- _Task requirements_:
Transcribe the material word for word, but without the images.
··· Recorded information ···
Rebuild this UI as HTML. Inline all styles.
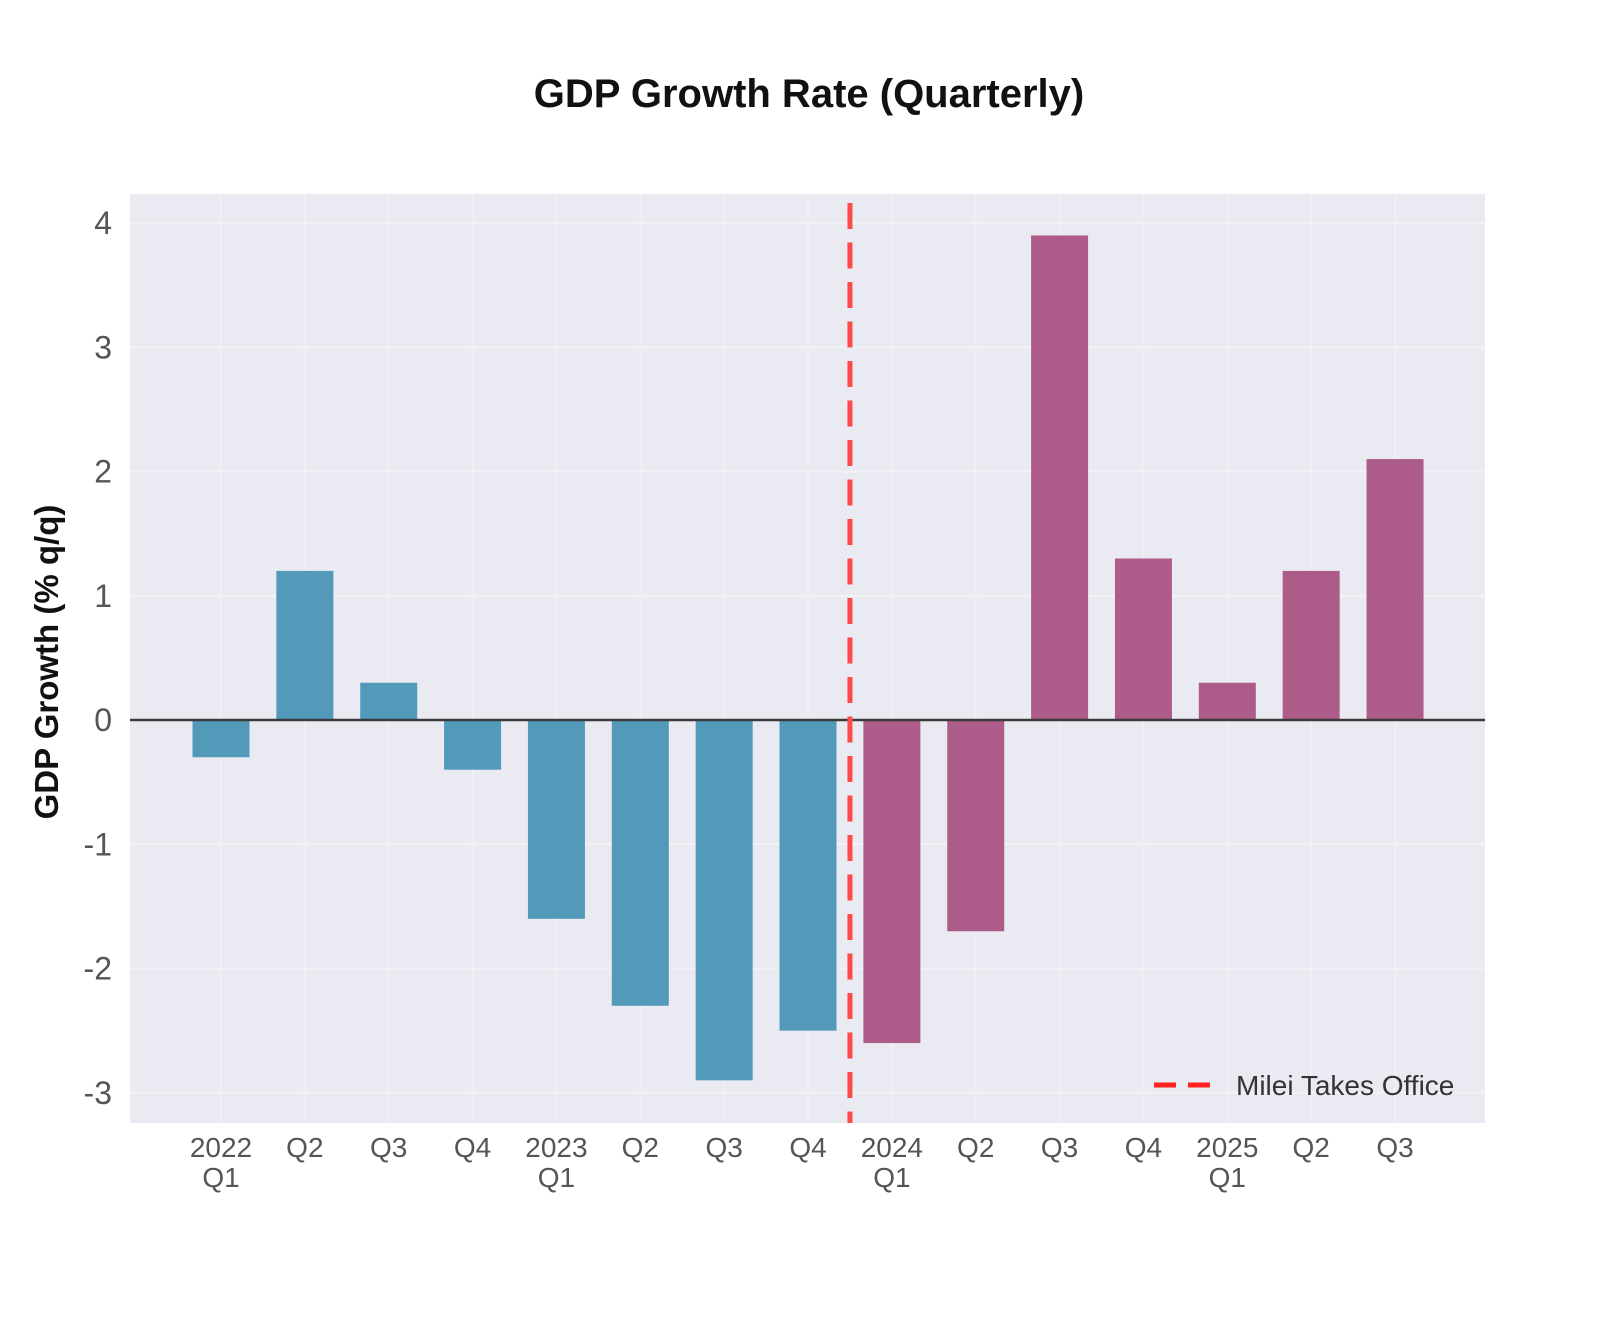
<!DOCTYPE html>
<html><head><meta charset="utf-8"><style>
html,body{margin:0;padding:0;background:#fff;}
svg{display:block;font-family:"Liberation Sans",Arial,sans-serif;}
</style></head><body>
<svg id="chart" width="1600" height="1336" viewBox="0 0 1600 1336">
<text x="809" y="107" text-anchor="middle" font-size="40" font-weight="bold" fill="#111">GDP Growth Rate (Quarterly)</text>
<rect x="130" y="194" width="1355" height="929" fill="#eaeaf2"/>
<g id="grid"></g>
<g id="bars"></g>
<g id="yticks"></g>
<g id="xticks"></g>
<text transform="translate(58,662) rotate(-90)" text-anchor="middle" font-size="33" font-weight="bold" fill="#111">GDP Growth (% q/q)</text>
<g>
<line x1="1154" y1="1085" x2="1214" y2="1085" stroke="#ff2020" stroke-width="5" stroke-dasharray="22,12"/>
<text x="1236" y="1095" font-size="28" fill="#333">Milei Takes Office</text>
</g>
</svg>
<script>
const categories=["2022\nQ1","Q2","Q3","Q4","2023\nQ1","Q2","Q3","Q4","2024\nQ1","Q2","Q3","Q4","2025\nQ1","Q2","Q3"];
const growth=[-0.3,1.2,0.3,-0.4,-1.6,-2.3,-2.9,-2.5,-2.6,-1.7,3.9,1.3,0.3,1.2,2.1];
const mileiIndex=8;
const yTicks=[-3,-2,-1,0,1,2,3,4];
const eventPosition=7.5;
const NS="http://www.w3.org/2000/svg";
function xs(i){return 221+i*83.86;}
function ys(v){return 720-v*124.25;}
function mk(tag,attrs,parent){const e=document.createElementNS(NS,tag);for(const k in attrs)e.setAttribute(k,attrs[k]);parent.appendChild(e);return e;}
const grid=document.getElementById('grid'),bars=document.getElementById('bars'),yt=document.getElementById('yticks'),xt=document.getElementById('xticks'),svg=document.getElementById('chart');
yTicks.forEach(v=>{
 const l=mk('line',{x1:130,x2:1485,y1:ys(v),y2:ys(v),stroke:'#f2f2f6','stroke-width':2},grid);
 
 
 const t=mk('text',{x:112,y:ys(v)+11,'text-anchor':'end','font-size':32,fill:'#555'},yt);
 t.textContent=String(v);
 
 
});
categories.forEach((c,i)=>{
 const l=mk('line',{x1:xs(i),x2:xs(i),y1:194,y2:1123,stroke:'#efeff4','stroke-width':2},grid);
 
 
 const parts=c.split("\n");
 parts.forEach((p,k)=>{
  const t=mk('text',{x:xs(i),y:1157+k*30,'text-anchor':'middle','font-size':28,fill:'#555'},xt);
  t.textContent=p;
  
  
 });
});
growth.forEach((v,i)=>{
 const y0=ys(0),y1=ys(v);
 const r=mk('rect',{x:xs(i)-28.5,y:Math.min(y0,y1),width:57,height:Math.abs(y1-y0),fill:i>=mileiIndex?'#ad5c8a':'#5399b9'},bars);
 
 
});
const z=mk('line',{x1:130,x2:1485,y1:ys(0),y2:ys(0),stroke:'#3a3a3a','stroke-width':2.5},svg);


const ev=mk('line',{x1:xs(eventPosition),x2:xs(eventPosition),y1:203,y2:1123,stroke:'#ff4a4a','stroke-width':5,'stroke-dasharray':'26,13.5'},svg);


</script>
</body></html>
···
- _Output_:
Rebuild this UI as HTML. Inline all styles.
<!DOCTYPE html>
<html><head><meta charset="utf-8"><style>
html,body{margin:0;padding:0;background:#fff;}
svg{display:block;font-family:"Liberation Sans",Arial,sans-serif;}
</style></head><body>
<svg id="chart" width="1600" height="1336" viewBox="0 0 1600 1336">
<text x="809" y="107" text-anchor="middle" font-size="40" font-weight="bold" fill="#111">GDP Growth Rate (Quarterly)</text>
<rect x="130" y="194" width="1355" height="929" fill="#eaeaf2"/>
<g id="grid"></g>
<g id="bars"></g>
<g id="yticks"></g>
<g id="xticks"></g>
<text transform="translate(58,662) rotate(-90)" text-anchor="middle" font-size="33" font-weight="bold" fill="#111">GDP Growth (% q/q)</text>
<g>
<line x1="1154" y1="1085" x2="1214" y2="1085" stroke="#ff2020" stroke-width="5" stroke-dasharray="22,12"/>
<text x="1236" y="1095" font-size="28" fill="#333">Milei Takes Office</text>
</g>
</svg>
<script>
const categories=["2022\nQ1","Q2","Q3","Q4","2023\nQ1","Q2","Q3","Q4","2024\nQ1","Q2","Q3","Q4","2025\nQ1","Q2","Q3"];
const growth=[-0.3,1.2,0.3,-0.4,-1.6,-2.3,-2.9,-2.5,-2.6,-1.7,3.9,1.3,0.3,1.2,2.1];
const mileiIndex=8;
const yTicks=[-3,-2,-1,0,1,2,3,4];
const eventPosition=7.5;
const NS="http://www.w3.org/2000/svg";
function xs(i){return 221+i*83.86;}
function ys(v){return 720-v*124.25;}
function mk(tag,attrs,parent){const e=document.createElementNS(NS,tag);for(const k in attrs)e.setAttribute(k,attrs[k]);parent.appendChild(e);return e;}
const grid=document.getElementById('grid'),bars=document.getElementById('bars'),yt=document.getElementById('yticks'),xt=document.getElementById('xticks'),svg=document.getElementById('chart');
yTicks.forEach(v=>{
 const l=mk('line',{x1:130,x2:1485,y1:ys(v),y2:ys(v),stroke:'#f2f2f6','stroke-width':2},grid);
 
 
 const t=mk('text',{x:112,y:ys(v)+11,'text-anchor':'end','font-size':32,fill:'#555'},yt);
 t.textContent=String(v);
 
 
});
categories.forEach((c,i)=>{
 const l=mk('line',{x1:xs(i),x2:xs(i),y1:194,y2:1123,stroke:'#efeff4','stroke-width':2},grid);
 
 
 const parts=c.split("\n");
 parts.forEach((p,k)=>{
  const t=mk('text',{x:xs(i),y:1157+k*30,'text-anchor':'middle','font-size':28,fill:'#555'},xt);
  t.textContent=p;
  
  
 });
});
growth.forEach((v,i)=>{
 const y0=ys(0),y1=ys(v);
 const r=mk('rect',{x:xs(i)-28.5,y:Math.min(y0,y1),width:57,height:Math.abs(y1-y0),fill:i>=mileiIndex?'#ad5c8a':'#5399b9'},bars);
 
 
});
const z=mk('line',{x1:130,x2:1485,y1:ys(0),y2:ys(0),stroke:'#3a3a3a','stroke-width':2.5},svg);


const ev=mk('line',{x1:xs(eventPosition),x2:xs(eventPosition),y1:203,y2:1123,stroke:'#ff4a4a','stroke-width':5,'stroke-dasharray':'26,13.5'},svg);


</script>
</body></html>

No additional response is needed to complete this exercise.